Foxconn Continues to Be a Mystery in Wisconsin theverge.com

Josh Dzieza, the Verge:

I heard many theories about what Foxconn was doing while I was in Wisconsin: that it’s a scheme to get visas for Chinese workers, a plot to acquire intellectual property or to buy up real estate and become a landlord or to get access to Lake Michigan water for mysterious reasons. A nearby farmer who’d been watching the project closely thinks it’s a ploy to get investor visas using commercial bonds and an excuse for Koch Industries to pipe freshwater over the subcontinental divide and for the military to make large screens inside the US, and that the final product will be a city of tax-protected warehouses and assembly facilities for mostly imported goods. “It’s all opaque so it’s nothing but a guessing game,” he told me.

But the most plausible explanation I heard is that Foxconn’s secret is that it has no idea what it’s doing in Wisconsin.

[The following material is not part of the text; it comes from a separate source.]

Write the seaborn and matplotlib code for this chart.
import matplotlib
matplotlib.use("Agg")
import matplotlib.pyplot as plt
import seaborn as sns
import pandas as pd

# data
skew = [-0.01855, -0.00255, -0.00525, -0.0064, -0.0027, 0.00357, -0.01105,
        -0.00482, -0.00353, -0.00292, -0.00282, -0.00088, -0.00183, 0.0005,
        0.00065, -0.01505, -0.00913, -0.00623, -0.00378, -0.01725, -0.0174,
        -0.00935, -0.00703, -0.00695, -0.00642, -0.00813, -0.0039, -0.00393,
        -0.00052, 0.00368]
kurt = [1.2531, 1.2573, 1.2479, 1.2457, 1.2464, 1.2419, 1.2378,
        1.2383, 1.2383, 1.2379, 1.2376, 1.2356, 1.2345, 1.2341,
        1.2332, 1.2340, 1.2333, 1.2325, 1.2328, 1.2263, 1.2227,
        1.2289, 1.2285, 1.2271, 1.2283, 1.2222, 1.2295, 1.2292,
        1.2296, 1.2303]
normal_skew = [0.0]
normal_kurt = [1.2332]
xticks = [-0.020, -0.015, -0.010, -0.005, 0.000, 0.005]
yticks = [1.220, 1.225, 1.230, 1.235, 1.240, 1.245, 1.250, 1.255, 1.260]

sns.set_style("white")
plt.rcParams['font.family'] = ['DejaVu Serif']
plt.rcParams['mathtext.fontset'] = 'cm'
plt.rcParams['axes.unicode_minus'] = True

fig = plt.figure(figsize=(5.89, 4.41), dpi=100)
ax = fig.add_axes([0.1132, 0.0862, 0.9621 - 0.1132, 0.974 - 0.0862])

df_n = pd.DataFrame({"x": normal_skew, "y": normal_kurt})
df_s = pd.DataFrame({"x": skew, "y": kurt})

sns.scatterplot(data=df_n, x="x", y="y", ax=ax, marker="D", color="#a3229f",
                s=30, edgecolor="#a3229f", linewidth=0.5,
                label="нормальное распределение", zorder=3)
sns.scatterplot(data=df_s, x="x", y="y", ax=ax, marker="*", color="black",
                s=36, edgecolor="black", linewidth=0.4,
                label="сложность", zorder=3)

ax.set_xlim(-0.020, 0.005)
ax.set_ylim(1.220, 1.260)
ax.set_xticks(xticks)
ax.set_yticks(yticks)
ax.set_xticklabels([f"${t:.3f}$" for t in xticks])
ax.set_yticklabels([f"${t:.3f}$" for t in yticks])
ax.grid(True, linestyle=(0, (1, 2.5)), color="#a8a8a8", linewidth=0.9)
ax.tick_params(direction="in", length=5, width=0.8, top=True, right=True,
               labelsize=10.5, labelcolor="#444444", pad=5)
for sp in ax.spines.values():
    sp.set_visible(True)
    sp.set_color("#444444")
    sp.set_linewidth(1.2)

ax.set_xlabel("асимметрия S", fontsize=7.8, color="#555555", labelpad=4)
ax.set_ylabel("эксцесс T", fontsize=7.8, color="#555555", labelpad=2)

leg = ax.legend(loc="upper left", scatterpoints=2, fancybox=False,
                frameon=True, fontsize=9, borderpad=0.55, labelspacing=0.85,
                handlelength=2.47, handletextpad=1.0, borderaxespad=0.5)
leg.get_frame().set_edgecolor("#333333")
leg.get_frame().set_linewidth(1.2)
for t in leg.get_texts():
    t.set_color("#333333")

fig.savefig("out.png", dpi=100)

“In China, people announce projects like this all the time, and some of them get built, and some of them don’t,” said Willy Shih, a Harvard business school professor who consulted in the screen industry for several years. They’re called “state visit projects,” he said. Politicians get a photo op, and companies to get some political goodwill, but everyone knows the announcement is extremely preliminary. Ultimately, the company will do whatever makes economic sense, and sometimes, that turns out to be nothing.

Setting aside the politics and sheer lunacy of this project, it’s heartbreaking to see what it’s doing to the communities Foxconn is eroding. Hundreds of residents’ lives have been upturned; fields have been converted into dirt pits. It could all be for nothing.